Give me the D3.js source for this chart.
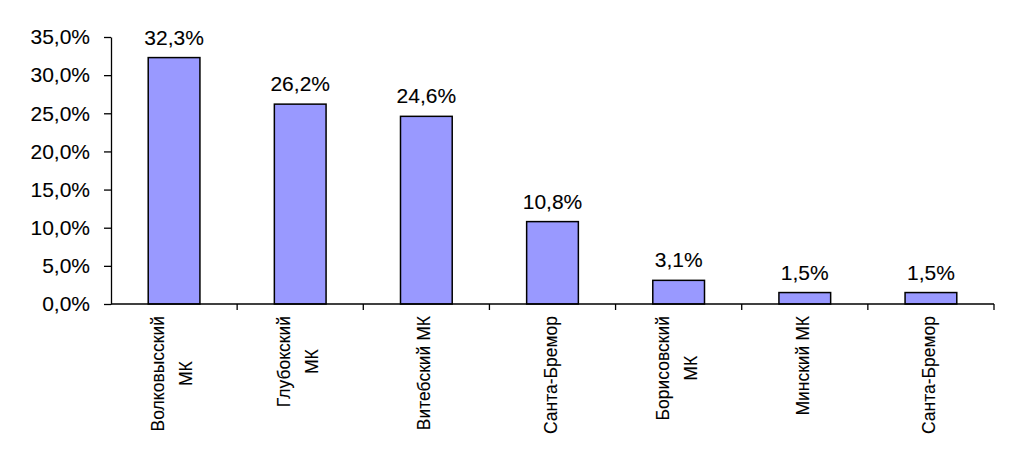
<!DOCTYPE html>
<html>
<head>
<meta charset="utf-8">
<script src="https://cdn.jsdelivr.net/npm/d3@7"></script>
<style>
	body { margin: 0; background: #fff; }
	svg text { font-family: 'Liberation Sans', Arial, sans-serif; fill: #000; stroke: #000; stroke-width: 0.1px; }
</style>
</head>
<body>
<div id="chart"></div>
<script>
	// data
	const categories = [
		['Волковысский', 'МК'],
		['Глубокский', 'МК'],
		['Витебский МК'],
		['Санта-Бремор'],
		['Борисовский', 'МК'],
		['Минский МК'],
		['Санта-Бремор']
	];
	const shares = [32.3, 26.2, 24.6, 10.8, 3.1, 1.5, 1.5];
	const yTicks = [0, 5, 10, 15, 20, 25, 30, 35];

	const width = 1019;
	const height = 460;
	const margin = { top: 37, right: 25, bottom: 156, left: 111 };
	const innerW = width - margin.left - margin.right;
	const innerH = height - margin.top - margin.bottom;

	const svg = d3.select('#chart').append('svg')
		.attr('width', width)
		.attr('height', height);

	const chart = svg.append('g')
		.attr('transform', `translate(${margin.left}, ${margin.top})`);

	const x = d3.scaleBand()
		.domain(d3.range(shares.length))
		.range([0, innerW])
		.paddingInner(0.59)
		.paddingOuter(0.295);
	const y = d3.scaleLinear()
		.domain([0, 35])
		.range([innerH, 0]);

	const fmt = v => d3.format('.1f')(v).replace('.', ',') + '%';

	// y axis
	const yAxisG = chart.append('g')
		.call(d3.axisLeft(y)
			.tickValues(yTicks)
			.tickSize(7)
			.tickSizeOuter(0)
			.tickPadding(14)
			.tickFormat(fmt));
	yAxisG.selectAll('text')
		.style('font-size', '21px')
		.style('font-family', "'Liberation Sans', Arial, sans-serif");
	yAxisG.selectAll('line, path').attr('stroke', '#000').attr('stroke-width', 1.3);

	// bars
	chart.selectAll('.bar')
		.data(shares)
		.enter().append('rect')
		.attr('class', 'bar')
		.attr('x', (d, i) => x(i))
		.attr('width', x.bandwidth())
		.attr('y', d => y(d))
		.attr('height', d => innerH - y(d))
		.style('fill', '#9999ff')
		.style('stroke', '#000')
		.style('stroke-width', 1.5);

	// x axis line + ticks between categories
	chart.append('line')
		.attr('x1', 0).attr('x2', innerW)
		.attr('y1', innerH).attr('y2', innerH)
		.style('stroke', '#000')
		.style('stroke-width', 1.3);
	chart.selectAll('.xtick')
		.data(d3.range(1, shares.length + 1))
		.enter().append('line')
		.attr('class', 'xtick')
		.attr('x1', i => i * x.step())
		.attr('x2', i => i * x.step())
		.attr('y1', innerH)
		.attr('y2', innerH + 6)
		.style('stroke', '#000')
		.style('stroke-width', 1.3);

	// value labels
	chart.selectAll('.val')
		.data(shares)
		.enter().append('text')
		.attr('class', 'val')
		.attr('x', (d, i) => x(i) + x.bandwidth() / 2)
		.attr('y', d => y(d) - 13)
		.style('text-anchor', 'middle')
		.style('font-size', '21px')
		.text(fmt);

	// category labels, rotated, top aligned under the axis
	const lineGap = 28;
	categories.forEach((lines, i) => {
		const cx = x(i) + x.bandwidth() / 2;
		const g = chart.append('g')
			.attr('transform', `translate(${cx}, ${innerH + 12}) rotate(-90)`);
		const texts = lines.map((t, k) => g.append('text')
			.style('font-size', '17.5px')
			.style('text-anchor', 'middle')
			.attr('y', 4 + (k - (lines.length - 1) / 2) * lineGap)
			.text(t));
		const maxLen = d3.max(texts, t => t.node().getComputedTextLength());
		texts.forEach(t => t.attr('x', -maxLen / 2));
	});
</script>
</body>
</html>
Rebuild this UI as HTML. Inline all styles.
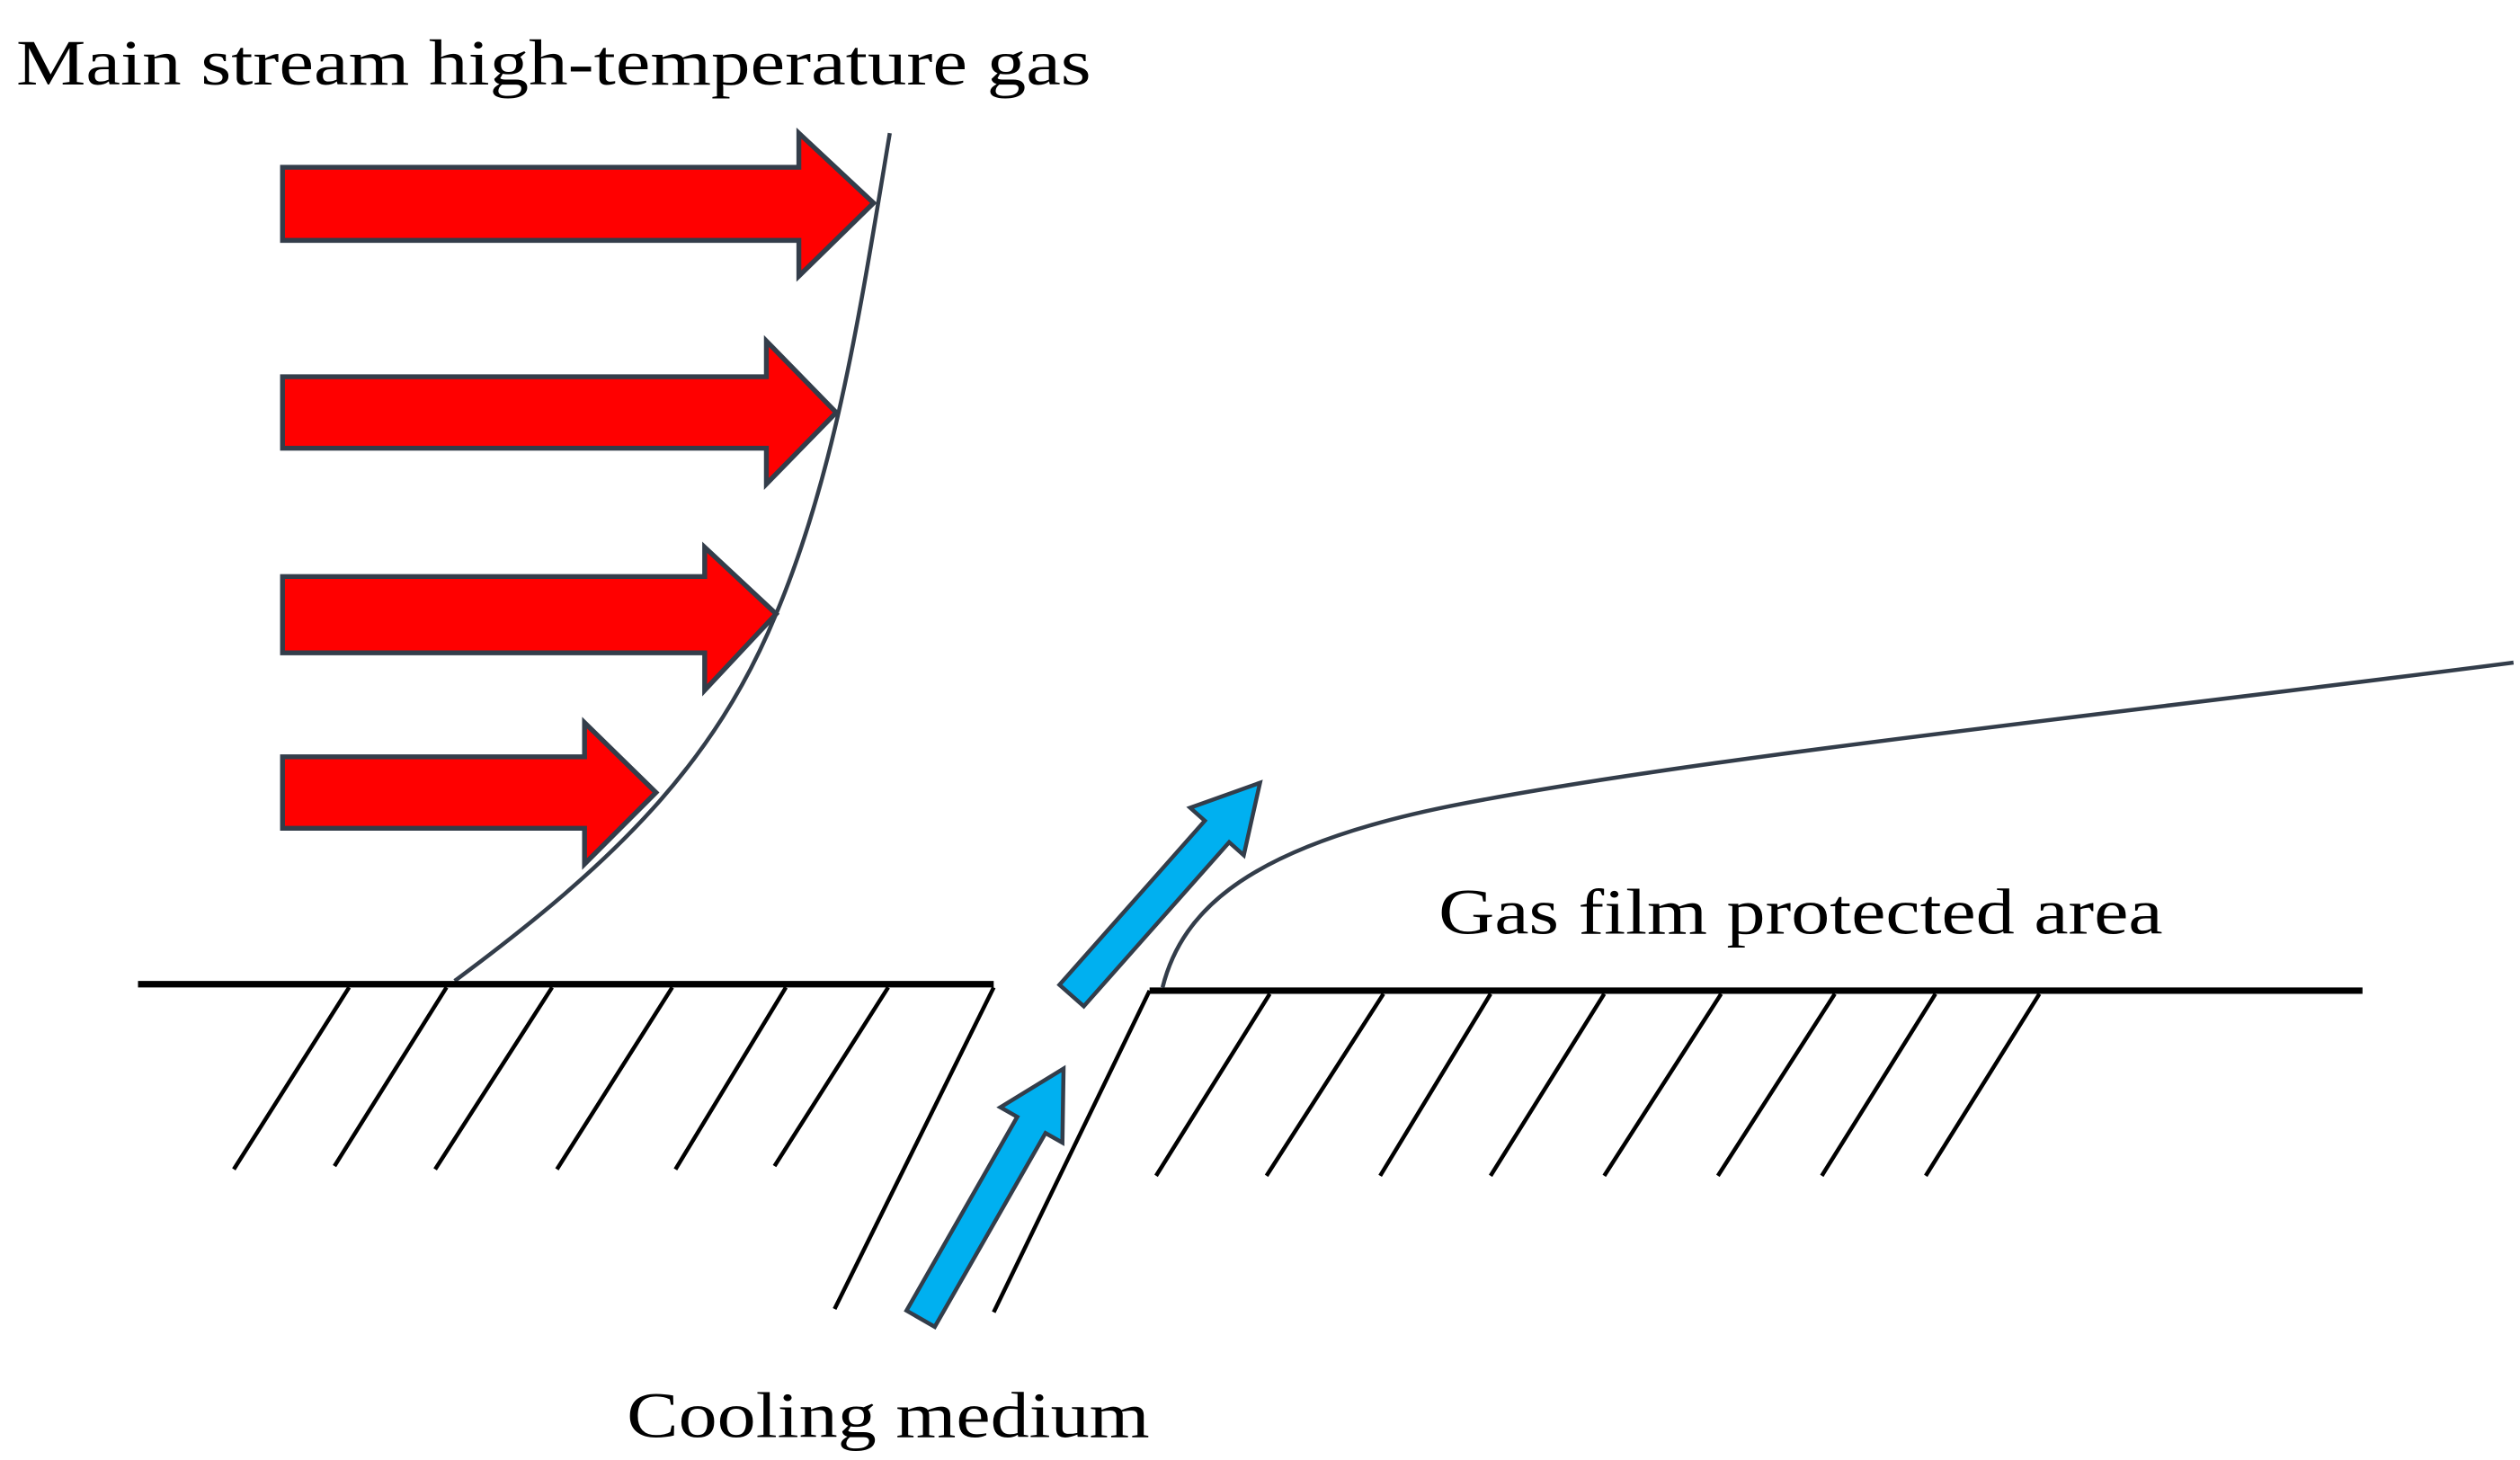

- **Set task**: Each line of the data should be quoted exactly, with pictures left out.

- **The response**:
Give me the D3.js source for this chart.
<!DOCTYPE html>
<html>
<head>
<meta charset="utf-8">
<script src="https://cdn.jsdelivr.net/npm/d3@7"></script>
<style>
	body { margin: 0; background: #fff; }
	svg text { font-family: 'Liberation Sans', Arial, sans-serif; fill: #000; stroke: #000; stroke-width: 0.1px; }
</style>
</head>
<body>
<div id="chart"></div>
<script>
	// data
	const categories = [
		['Волковысский', 'МК'],
		['Глубокский', 'МК'],
		['Витебский МК'],
		['Санта-Бремор'],
		['Борисовский', 'МК'],
		['Минский МК'],
		['Санта-Бремор']
	];
	const shares = [32.3, 26.2, 24.6, 10.8, 3.1, 1.5, 1.5];
	const yTicks = [0, 5, 10, 15, 20, 25, 30, 35];

	const width = 1019;
	const height = 460;
	const margin = { top: 37, right: 25, bottom: 156, left: 111 };
	const innerW = width - margin.left - margin.right;
	const innerH = height - margin.top - margin.bottom;

	const svg = d3.select('#chart').append('svg')
		.attr('width', width)
		.attr('height', height);

	const chart = svg.append('g')
		.attr('transform', `translate(${margin.left}, ${margin.top})`);

	const x = d3.scaleBand()
		.domain(d3.range(shares.length))
		.range([0, innerW])
		.paddingInner(0.59)
		.paddingOuter(0.295);
	const y = d3.scaleLinear()
		.domain([0, 35])
		.range([innerH, 0]);

	const fmt = v => d3.format('.1f')(v).replace('.', ',') + '%';

	// y axis
	const yAxisG = chart.append('g')
		.call(d3.axisLeft(y)
			.tickValues(yTicks)
			.tickSize(7)
			.tickSizeOuter(0)
			.tickPadding(14)
			.tickFormat(fmt));
	yAxisG.selectAll('text')
		.style('font-size', '21px')
		.style('font-family', "'Liberation Sans', Arial, sans-serif");
	yAxisG.selectAll('line, path').attr('stroke', '#000').attr('stroke-width', 1.3);

	// bars
	chart.selectAll('.bar')
		.data(shares)
		.enter().append('rect')
		.attr('class', 'bar')
		.attr('x', (d, i) => x(i))
		.attr('width', x.bandwidth())
		.attr('y', d => y(d))
		.attr('height', d => innerH - y(d))
		.style('fill', '#9999ff')
		.style('stroke', '#000')
		.style('stroke-width', 1.5);

	// x axis line + ticks between categories
	chart.append('line')
		.attr('x1', 0).attr('x2', innerW)
		.attr('y1', innerH).attr('y2', innerH)
		.style('stroke', '#000')
		.style('stroke-width', 1.3);
	chart.selectAll('.xtick')
		.data(d3.range(1, shares.length + 1))
		.enter().append('line')
		.attr('class', 'xtick')
		.attr('x1', i => i * x.step())
		.attr('x2', i => i * x.step())
		.attr('y1', innerH)
		.attr('y2', innerH + 6)
		.style('stroke', '#000')
		.style('stroke-width', 1.3);

	// value labels
	chart.selectAll('.val')
		.data(shares)
		.enter().append('text')
		.attr('class', 'val')
		.attr('x', (d, i) => x(i) + x.bandwidth() / 2)
		.attr('y', d => y(d) - 13)
		.style('text-anchor', 'middle')
		.style('font-size', '21px')
		.text(fmt);

	// category labels, rotated, top aligned under the axis
	const lineGap = 28;
	categories.forEach((lines, i) => {
		const cx = x(i) + x.bandwidth() / 2;
		const g = chart.append('g')
			.attr('transform', `translate(${cx}, ${innerH + 12}) rotate(-90)`);
		const texts = lines.map((t, k) => g.append('text')
			.style('font-size', '17.5px')
			.style('text-anchor', 'middle')
			.attr('y', 4 + (k - (lines.length - 1) / 2) * lineGap)
			.text(t));
		const maxLen = d3.max(texts, t => t.node().getComputedTextLength());
		texts.forEach(t => t.attr('x', -maxLen / 2));
	});
</script>
</body>
</html>
Rebuild this UI as HTML. Inline all styles.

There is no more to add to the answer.